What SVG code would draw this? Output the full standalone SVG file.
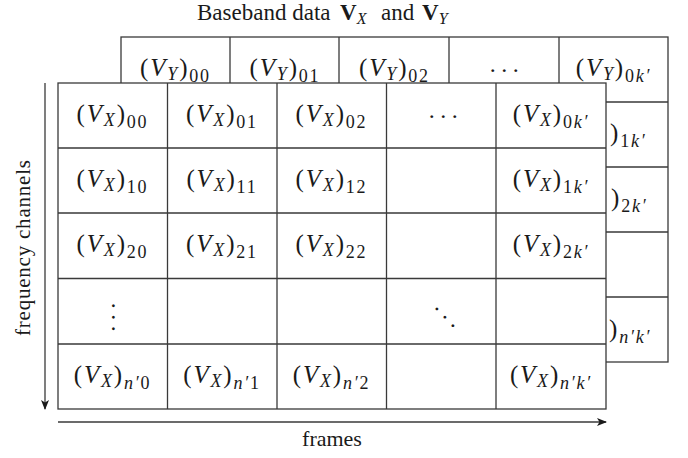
<svg xmlns="http://www.w3.org/2000/svg" width="688" height="458" viewBox="0 0 688 458">
<defs>
<style>
text{font-family:"Liberation Serif","Times New Roman",serif;fill:#1a1a1a}
.ln{stroke:#3a3a3a;stroke-width:1.3;fill:none}
.box{stroke:#3a3a3a;stroke-width:1.3;fill:#fff}
.m{font-size:25px;letter-spacing:1.8px}
.i{font-style:italic}
.s{font-size:18px}
.d{font-size:24px;letter-spacing:5.5px}
</style>
<marker id="ah" viewBox="0 0 10 8" refX="9" refY="4" markerWidth="10" markerHeight="8" markerUnits="userSpaceOnUse" orient="auto">
<path d="M0,0 L10,4 L0,8 L2.5,4 z" fill="#1a1a1a"/>
</marker>
</defs>

<text id="title" y="20" font-size="23"><tspan x="197">Baseband data</tspan><tspan x="340" font-weight="bold">V</tspan><tspan class="i" font-size="16" dy="4">X</tspan><tspan x="381" dy="-4">and</tspan><tspan x="422" font-weight="bold">V</tspan><tspan class="i" font-size="16" dy="4">Y</tspan></text>

<g id="back-grid">
<rect class="box" x="121" y="37" width="547" height="325"/>
<path class="ln" d="M230,37V362M339,37V362M449,37V362M559,37V362M121,102H668M121,167H668M121,232H668M121,297H668"/>
<text class="m" x="175.5" y="76" text-anchor="middle">(<tspan class="i">V</tspan><tspan class="i s" dy="4">Y</tspan><tspan dy="-4">)</tspan><tspan class="s" dy="6">00</tspan></text>
<text class="m" x="285" y="76" text-anchor="middle">(<tspan class="i">V</tspan><tspan class="i s" dy="4">Y</tspan><tspan dy="-4">)</tspan><tspan class="s" dy="6">01</tspan></text>
<text class="m" x="394.5" y="76" text-anchor="middle">(<tspan class="i">V</tspan><tspan class="i s" dy="4">Y</tspan><tspan dy="-4">)</tspan><tspan class="s" dy="6">02</tspan></text>
<text class="d" x="507" y="72" text-anchor="middle">...</text>
<text class="m" x="613.5" y="76" text-anchor="middle">(<tspan class="i">V</tspan><tspan class="i s" dy="4">Y</tspan><tspan dy="-4">)</tspan><tspan class="s" dy="6">0<tspan class="i">k′</tspan></tspan></text>
<text class="m" x="610" y="141">)<tspan class="s" dy="6">1<tspan class="i">k′</tspan></tspan></text>
<text class="m" x="611" y="206">)<tspan class="s" dy="6">2<tspan class="i">k′</tspan></tspan></text>
<text class="m" x="609" y="337">)<tspan class="s i" dy="6">n′k′</tspan></text>
</g>

<g id="front-grid">
<rect class="box" x="58" y="83" width="548" height="326"/>
<path class="ln" d="M167.5,83V409M277,83V409M386.5,83V409M496,83V409M58,148H606M58,213H606M58,278.5H606M58,344H606"/>
<text class="m" x="112.5" y="122" text-anchor="middle">(<tspan class="i">V</tspan><tspan class="i s" dy="4">X</tspan><tspan dy="-4">)</tspan><tspan class="s" dy="6">00</tspan></text>
<text class="m" x="222" y="122" text-anchor="middle">(<tspan class="i">V</tspan><tspan class="i s" dy="4">X</tspan><tspan dy="-4">)</tspan><tspan class="s" dy="6">01</tspan></text>
<text class="m" x="331.5" y="122" text-anchor="middle">(<tspan class="i">V</tspan><tspan class="i s" dy="4">X</tspan><tspan dy="-4">)</tspan><tspan class="s" dy="6">02</tspan></text>
<text class="d" x="446" y="118" text-anchor="middle">...</text>
<text class="m" x="551" y="122" text-anchor="middle">(<tspan class="i">V</tspan><tspan class="i s" dy="4">X</tspan><tspan dy="-4">)</tspan><tspan class="s" dy="6">0<tspan class="i">k′</tspan></tspan></text>

<text class="m" x="112.5" y="187" text-anchor="middle">(<tspan class="i">V</tspan><tspan class="i s" dy="4">X</tspan><tspan dy="-4">)</tspan><tspan class="s" dy="6">10</tspan></text>
<text class="m" x="222" y="187" text-anchor="middle">(<tspan class="i">V</tspan><tspan class="i s" dy="4">X</tspan><tspan dy="-4">)</tspan><tspan class="s" dy="6">11</tspan></text>
<text class="m" x="331.5" y="187" text-anchor="middle">(<tspan class="i">V</tspan><tspan class="i s" dy="4">X</tspan><tspan dy="-4">)</tspan><tspan class="s" dy="6">12</tspan></text>
<text class="m" x="551" y="187" text-anchor="middle">(<tspan class="i">V</tspan><tspan class="i s" dy="4">X</tspan><tspan dy="-4">)</tspan><tspan class="s" dy="6">1<tspan class="i">k′</tspan></tspan></text>

<text class="m" x="112.5" y="252" text-anchor="middle">(<tspan class="i">V</tspan><tspan class="i s" dy="4">X</tspan><tspan dy="-4">)</tspan><tspan class="s" dy="6">20</tspan></text>
<text class="m" x="222" y="252" text-anchor="middle">(<tspan class="i">V</tspan><tspan class="i s" dy="4">X</tspan><tspan dy="-4">)</tspan><tspan class="s" dy="6">21</tspan></text>
<text class="m" x="331.5" y="252" text-anchor="middle">(<tspan class="i">V</tspan><tspan class="i s" dy="4">X</tspan><tspan dy="-4">)</tspan><tspan class="s" dy="6">22</tspan></text>
<text class="m" x="551" y="252" text-anchor="middle">(<tspan class="i">V</tspan><tspan class="i s" dy="4">X</tspan><tspan dy="-4">)</tspan><tspan class="s" dy="6">2<tspan class="i">k′</tspan></tspan></text>

<text class="d" transform="translate(112,320) rotate(90)" text-anchor="middle">...</text>
<text class="d" transform="translate(446,320) rotate(46)" text-anchor="middle">...</text>

<text class="m" x="112.5" y="383" text-anchor="middle">(<tspan class="i">V</tspan><tspan class="i s" dy="4">X</tspan><tspan dy="-4">)</tspan><tspan class="s" dy="6"><tspan class="i">n′</tspan>0</tspan></text>
<text class="m" x="222" y="383" text-anchor="middle">(<tspan class="i">V</tspan><tspan class="i s" dy="4">X</tspan><tspan dy="-4">)</tspan><tspan class="s" dy="6"><tspan class="i">n′</tspan>1</tspan></text>
<text class="m" x="331.5" y="383" text-anchor="middle">(<tspan class="i">V</tspan><tspan class="i s" dy="4">X</tspan><tspan dy="-4">)</tspan><tspan class="s" dy="6"><tspan class="i">n′</tspan>2</tspan></text>
<text class="m" x="551" y="383" text-anchor="middle">(<tspan class="i">V</tspan><tspan class="i s" dy="4">X</tspan><tspan dy="-4">)</tspan><tspan class="s i" dy="6">n′k′</tspan></text>
</g>

<g id="connectors">
<line class="ln" x1="45" y1="83" x2="45" y2="409" marker-end="url(#ah)"/>
<line class="ln" x1="58" y1="422" x2="606" y2="422" marker-end="url(#ah)"/>
</g>

<text id="freq-label" font-size="21" transform="translate(30,248) rotate(-90)" text-anchor="middle" textLength="176" lengthAdjust="spacing">frequency channels</text>
<text id="frames-label" font-size="22" x="332" y="446" text-anchor="middle">frames</text>
</svg>
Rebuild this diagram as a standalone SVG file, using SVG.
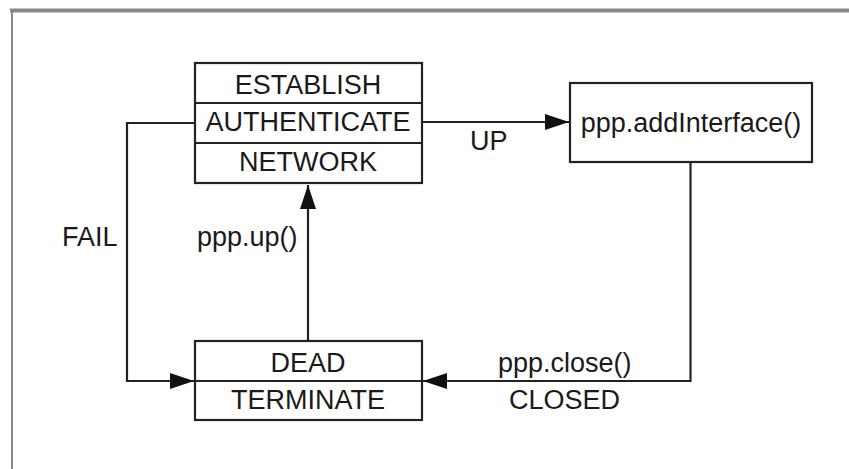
<svg xmlns="http://www.w3.org/2000/svg" width="849" height="469" viewBox="0 0 849 469">
<style>
text{font-family:"Liberation Sans",Arial,sans-serif;font-size:27px;fill:#1a1a1a}
.c{text-anchor:middle}
.box{fill:#fff;stroke:#222;stroke-width:2.2}
.ln{fill:none;stroke:#222;stroke-width:2.2}
</style>
<defs>
<marker id="ah" markerUnits="userSpaceOnUse" markerWidth="26" markerHeight="16" refX="24" refY="8" orient="auto">
<path d="M0,0 L24,8 L0,16 Z" fill="#111"/>
</marker>
</defs>
<rect x="0" y="0" width="849" height="469" fill="#fff"/>
<line x1="10" y1="10.5" x2="849" y2="10.5" stroke="#888" stroke-width="4"/>
<line x1="12" y1="9" x2="12" y2="469" stroke="#888" stroke-width="2"/>
<g id="connectors">
<path class="ln" d="M195,123 H127 V381 H194" marker-end="url(#ah)"/>
<path class="ln" d="M422,122 H569" marker-end="url(#ah)"/>
<path class="ln" d="M308,341 V185" marker-end="url(#ah)"/>
<path class="ln" d="M690.5,162 V381 H423" marker-end="url(#ah)"/>
<text x="62" y="246">FAIL</text>
<text x="470" y="150">UP</text>
<text x="197" y="246">ppp.up()</text>
<text x="498" y="372">ppp.close()</text>
<text x="509" y="409">CLOSED</text>
</g>
<g id="states-top">
<rect class="box" x="195" y="63" width="227" height="120"/>
<line class="ln" x1="195" y1="103" x2="422" y2="103"/>
<line class="ln" x1="195" y1="143" x2="422" y2="143"/>
<text class="c" x="308" y="94">ESTABLISH</text>
<text class="c" x="308" y="131">AUTHENTICATE</text>
<text class="c" x="308" y="171">NETWORK</text>
</g>
<g id="add-interface">
<rect class="box" x="570" y="83" width="242" height="79"/>
<text class="c" x="691" y="132">ppp.addInterface()</text>
</g>
<g id="states-bottom">
<rect class="box" x="195" y="341" width="227" height="79"/>
<line class="ln" x1="195" y1="381" x2="422" y2="381"/>
<text class="c" x="308" y="372">DEAD</text>
<text class="c" x="308" y="409">TERMINATE</text>
</g>
</svg>
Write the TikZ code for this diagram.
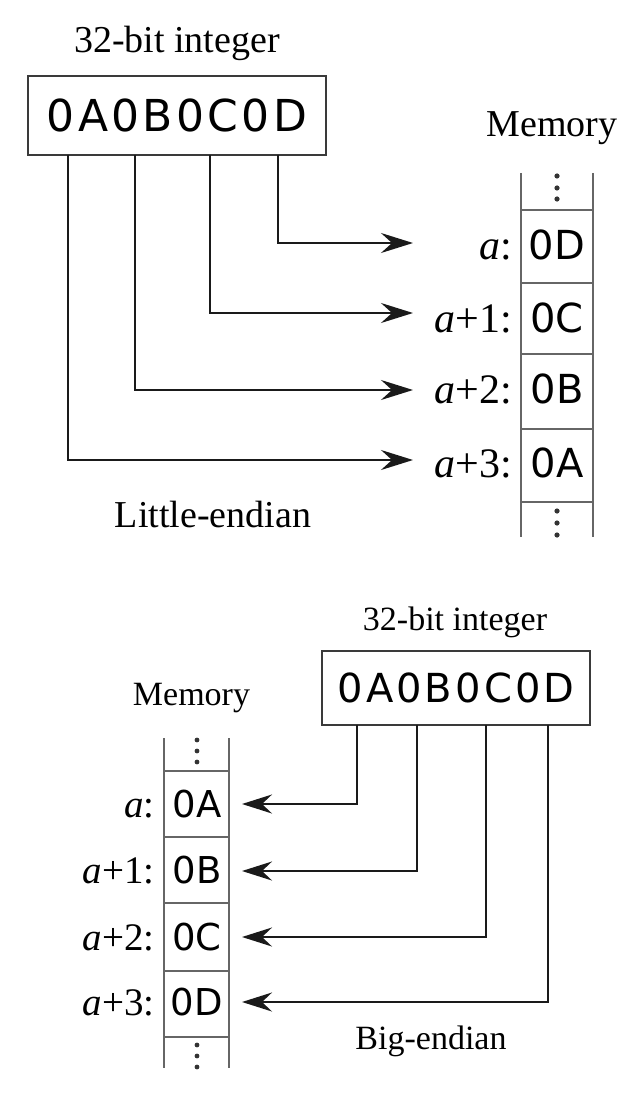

○ ○ ○ ○ ○

Copy each line that holds the word "file".

What SVG code would draw this? Output the full standalone SVG file.
Rebuild this diagram as a standalone SVG file, using SVG.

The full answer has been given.